Eric Hobsbawm (Eric John Ernest Hobsbawm) Biography
(1917– ), (Eric John Ernest Hobsbawm), Primitive Rebels, Labouring Men, Industry and Empire
British historian, born in Alexandria, Egypt, educated at Cambridge University. Throughout his academic career he has taught at London University, where he became Professor of Economic and Social History in 1970. Primitive Rebels (1959), Labouring Men (1964), and Industry and Empire (1968) were among the publications that gained him recognition as a leading historian of the working classes.
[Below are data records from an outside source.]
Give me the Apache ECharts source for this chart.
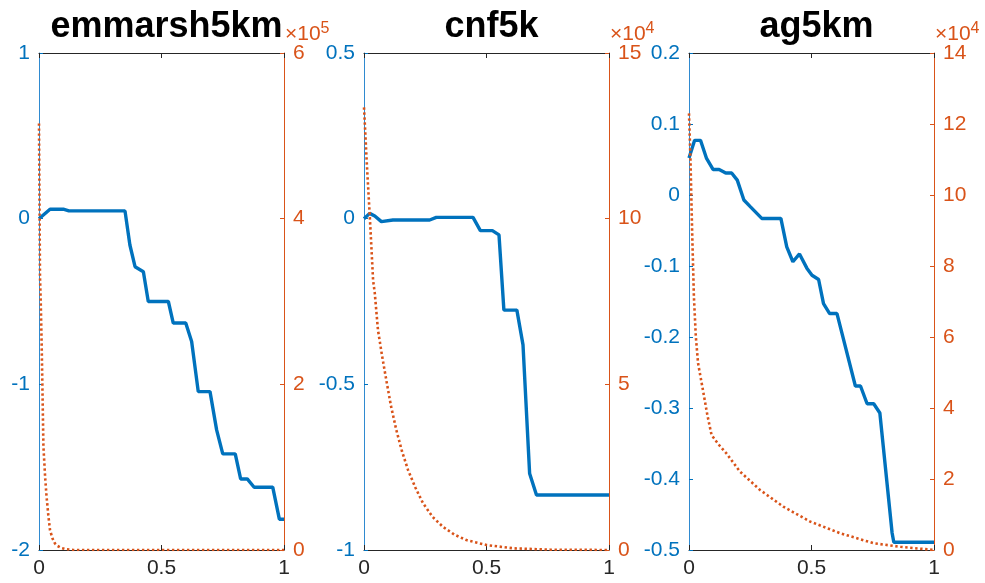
<!DOCTYPE html>
<html>
<head>
<meta charset="utf-8">
<script src="https://cdn.jsdelivr.net/npm/echarts@6/dist/echarts.min.js"></script>
<style>html,body{margin:0;padding:0;background:#fff}#c{width:985px;height:583px}</style>
</head>
<body>
<div id="c"></div>
<script>
// ---- data ----
var titles = ['emmarsh5km', 'cnf5k', 'ag5km'];
var exponents = ['5', '4', '4'];
var xTicks = [0, 0.5, 1];

// panel 1 (emmarsh5km)
var blue1X = [0, 0.045, 0.099, 0.122, 0.351, 0.371, 0.392, 0.426, 0.446, 0.528, 0.548, 0.599, 0.623, 0.650, 0.698, 0.725, 0.750, 0.801, 0.823, 0.850, 0.878, 0.954, 0.981, 1.0];
var blue1Y = [0.0, 0.057, 0.057, 0.047, 0.047, -0.159, -0.29, -0.32, -0.50, -0.50, -0.63, -0.63, -0.742, -1.044, -1.044, -1.275, -1.42, -1.42, -1.571, -1.571, -1.621, -1.621, -1.814, -1.814];
var orange1X = [0, 0.004, 0.007, 0.011, 0.018, 0.025, 0.031, 0.038, 0.045, 0.055, 0.065, 0.075, 0.09, 0.11, 0.14, 1.0];
var orange1Y = [5.15, 3.3, 3.0, 2.46, 1.25, 0.88, 0.64, 0.42, 0.24, 0.14, 0.08, 0.05, 0.025, 0.01, 0.0, 0.0];

// panel 2 (cnf5k)
var blue2X = [0, 0.023, 0.044, 0.071, 0.118, 0.268, 0.295, 0.445, 0.475, 0.524, 0.551, 0.571, 0.624, 0.649, 0.676, 0.704, 1.0];
var blue2Y = [0.0, 0.016, 0.008, -0.009, -0.004, -0.004, 0.004, 0.004, -0.036, -0.036, -0.049, -0.276, -0.276, -0.381, -0.769, -0.834, -0.834];
var orange2X = [0, 0.012, 0.023, 0.037, 0.044, 0.057, 0.074, 0.091, 0.11, 0.132, 0.155, 0.180, 0.21, 0.241, 0.28, 0.322, 0.37, 0.418, 0.5, 0.61, 0.76, 1.0];
var orange2Y = [13.36, 11.6, 10.16, 8.15, 7.75, 6.64, 5.85, 5.13, 4.35, 3.62, 2.98, 2.41, 1.88, 1.41, 1.0, 0.70, 0.46, 0.30, 0.15, 0.05, 0.01, 0.0];

// panel 3 (ag5km)
var blue3X = [0, 0.023, 0.047, 0.071, 0.098, 0.123, 0.150, 0.174, 0.197, 0.224, 0.249, 0.297, 0.375, 0.399, 0.424, 0.451, 0.481, 0.502, 0.529, 0.549, 0.574, 0.604, 0.679, 0.700, 0.727, 0.754, 0.779, 0.829, 0.836, 1.0];
var blue3Y = [0.052, 0.077, 0.077, 0.052, 0.036, 0.036, 0.031, 0.031, 0.021, -0.007, -0.016, -0.033, -0.033, -0.073, -0.094, -0.083, -0.103, -0.113, -0.119, -0.153, -0.167, -0.167, -0.269, -0.269, -0.294, -0.294, -0.307, -0.476, -0.489, -0.489];
var orange3X = [0, 0.006, 0.013, 0.020, 0.028, 0.037, 0.057, 0.075, 0.092, 0.12, 0.153, 0.208, 0.29, 0.385, 0.495, 0.618, 0.754, 0.863, 1.0];
var orange3Y = [12.3, 10.99, 8.92, 7.14, 6.0, 5.26, 4.5, 3.8, 3.24, 2.98, 2.72, 2.21, 1.69, 1.22, 0.80, 0.47, 0.19, 0.09, 0.0];

var leftAxes = [{min: -2, max: 1, interval: 1}, {min: -1, max: 0.5, interval: 0.5}, {min: -0.5, max: 0.2, interval: 0.1}];
var rightAxes = [{min: 0, max: 6, interval: 2}, {min: 0, max: 15, interval: 5}, {min: 0, max: 14, interval: 2}];

var blues = [[blue1X, blue1Y], [blue2X, blue2Y], [blue3X, blue3Y]];
var oranges = [[orange1X, orange1Y], [orange2X, orange2Y], [orange3X, orange3Y]];

// ---- layout / style ----
var BLUE = '#0072BD', ORANGE = '#D95319', DARK = '#262626';
var FONT = '"Liberation Sans", Arial, sans-serif';
var gridLeft = [39, 364, 689];
var gridW = 245;
var gridTop = 53, gridBottom = 33;

function pairs(xs, ys) { return xs.map(function (x, i) { return [x, ys[i]]; }); }
function fmt(v) { return (Math.round(v * 1000) / 1000).toString(); }

var option = {
  animation: false,
  backgroundColor: '#fff',
  grid: [], xAxis: [], yAxis: [], series: [], title: [], graphic: []
};

for (var i = 0; i < 3; i++) {
  option.grid.push({left: gridLeft[i], width: gridW, top: gridTop, bottom: gridBottom, containLabel: false});
  option.xAxis.push({
    type: 'value', gridIndex: i, min: 0, max: 1, interval: 0.5, position: 'bottom',
    axisLine: {show: true, onZero: false, lineStyle: {color: DARK, width: 1}},
    axisTick: {show: true, inside: true, length: 5, lineStyle: {color: DARK}},
    axisLabel: {show: true, color: DARK, fontSize: 21, fontFamily: FONT, margin: 8,
      formatter: function (v) { return xTicks.indexOf(v) >= 0 ? fmt(v) : ''; }},
    splitLine: {show: false}
  });
  option.xAxis.push({
    type: 'value', gridIndex: i, min: 0, max: 1, interval: 0.5, position: 'top',
    axisLine: {show: true, onZero: false, lineStyle: {color: DARK, width: 1}},
    axisTick: {show: true, inside: true, length: 5, lineStyle: {color: DARK}},
    axisLabel: {show: false}, splitLine: {show: false}
  });
  option.yAxis.push({
    type: 'value', gridIndex: i, position: 'left',
    min: leftAxes[i].min, max: leftAxes[i].max, interval: leftAxes[i].interval,
    axisLine: {show: true, onZero: false, lineStyle: {color: '#2f8ad0', width: 1}},
    axisTick: {show: true, inside: true, length: 4, lineStyle: {color: BLUE}},
    axisLabel: {color: BLUE, fontSize: 21, fontFamily: FONT, margin: 9, formatter: fmt},
    splitLine: {show: false}
  });
  option.yAxis.push({
    type: 'value', gridIndex: i, position: 'right',
    min: rightAxes[i].min, max: rightAxes[i].max, interval: rightAxes[i].interval,
    axisLine: {show: true, onZero: false, lineStyle: {color: ORANGE, width: 1}},
    axisTick: {show: true, inside: true, length: 4, lineStyle: {color: ORANGE}},
    axisLabel: {color: ORANGE, fontSize: 21, fontFamily: FONT, margin: 9, formatter: fmt},
    splitLine: {show: false}
  });

  option.series.push({
    type: 'line', xAxisIndex: 2 * i, yAxisIndex: 2 * i,
    data: pairs(blues[i][0], blues[i][1]), showSymbol: false, z: 2,
    lineStyle: {color: BLUE, width: 3.4}
  });
  option.series.push({
    type: 'line', xAxisIndex: 2 * i, yAxisIndex: 2 * i + 1,
    data: pairs(oranges[i][0], oranges[i][1]), showSymbol: false, z: 3,
    lineStyle: {color: ORANGE, width: 2.6, type: [2.4, 2.6]}
  });

  option.title.push({
    text: titles[i], left: gridLeft[i] + gridW / 2, top: 4, textAlign: 'center',
    textStyle: {fontSize: 36, fontWeight: 'bold', color: '#000', fontFamily: FONT}
  });

  option.graphic.push({
    type: 'text', left: gridLeft[i] + gridW + 1, top: 21,
    style: {
      text: '{a|×10}{b|' + exponents[i] + '}',
      rich: {
        a: {fontSize: 21, fontFamily: FONT, fill: ORANGE, color: ORANGE, verticalAlign: 'bottom'},
        b: {fontSize: 16, fontFamily: FONT, fill: ORANGE, color: ORANGE, verticalAlign: 'top', padding: [0, 0, 8, 0]}
      }
    }
  });
}

var chart = echarts.init(document.getElementById('c'), null, {renderer: 'canvas'});
chart.setOption(option);
</script>
</body>
</html>
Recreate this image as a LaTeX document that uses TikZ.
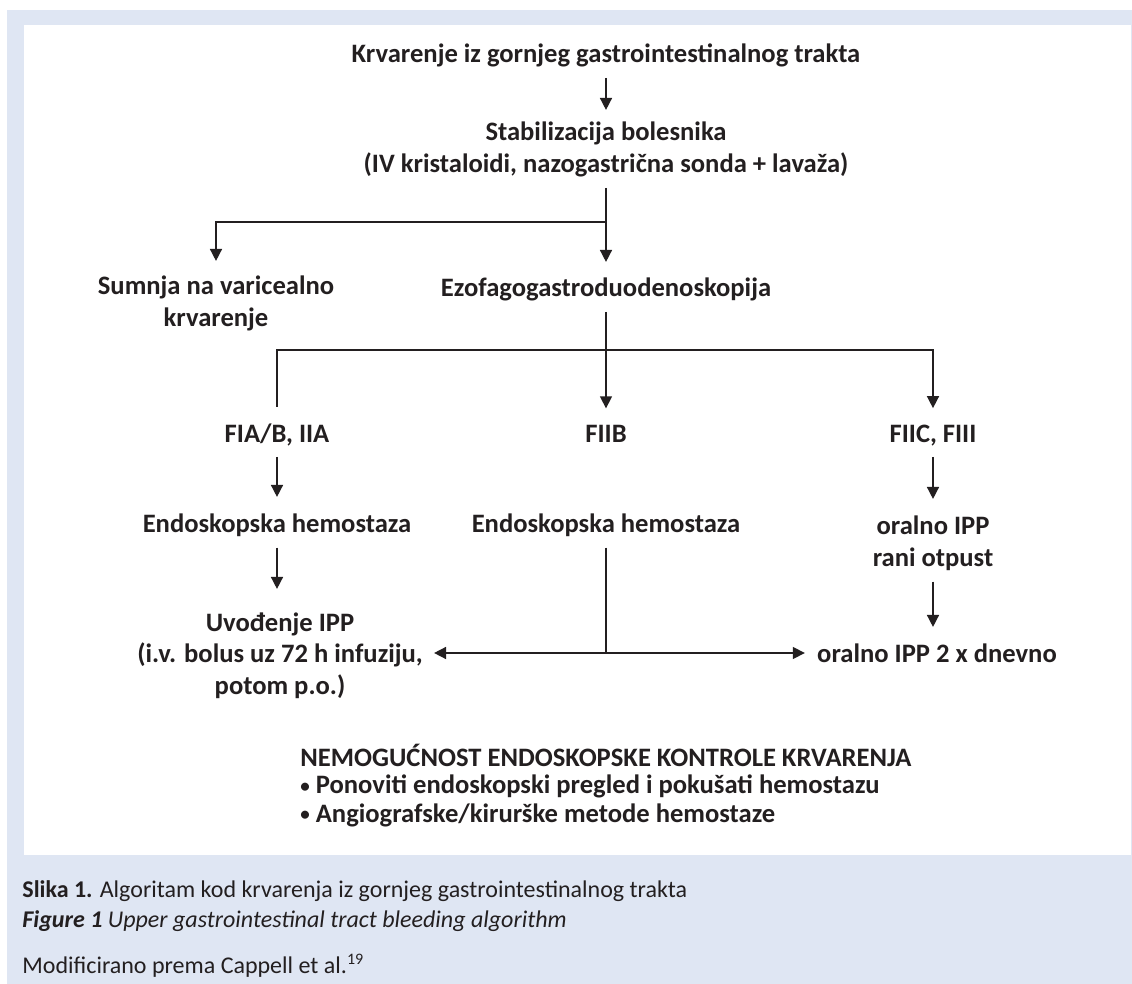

His subsequent works as a meticulous historian of British and European economic and social history include the trilogy The Age of Revolution, 1789–1848 (1962), The Age of Capital, 1848–1875 (1975), The Age of Empire, 1875–1914 (1987), and Echoes of the Marseillaise (1990), which examines how interpretations of the French Revolution have progressed over 200 years; The Age of Extremes (1994) is a work on twentieth-century history. While his writing consistently displays a socialist orientation, his willingness to challenge the traditional assumptions of the Left is clear from Politics for a Rational Left (1989), a collection of provocative essays on British society during the 1980s. His other works include The Jazz Scene (1959), published under the pseudonym ‘Francis Newton’. Culture, Ideology and Politics (1983) is a festschrift for Hobsbawm edited by Raphael Smith and Gareth Stedman Jones.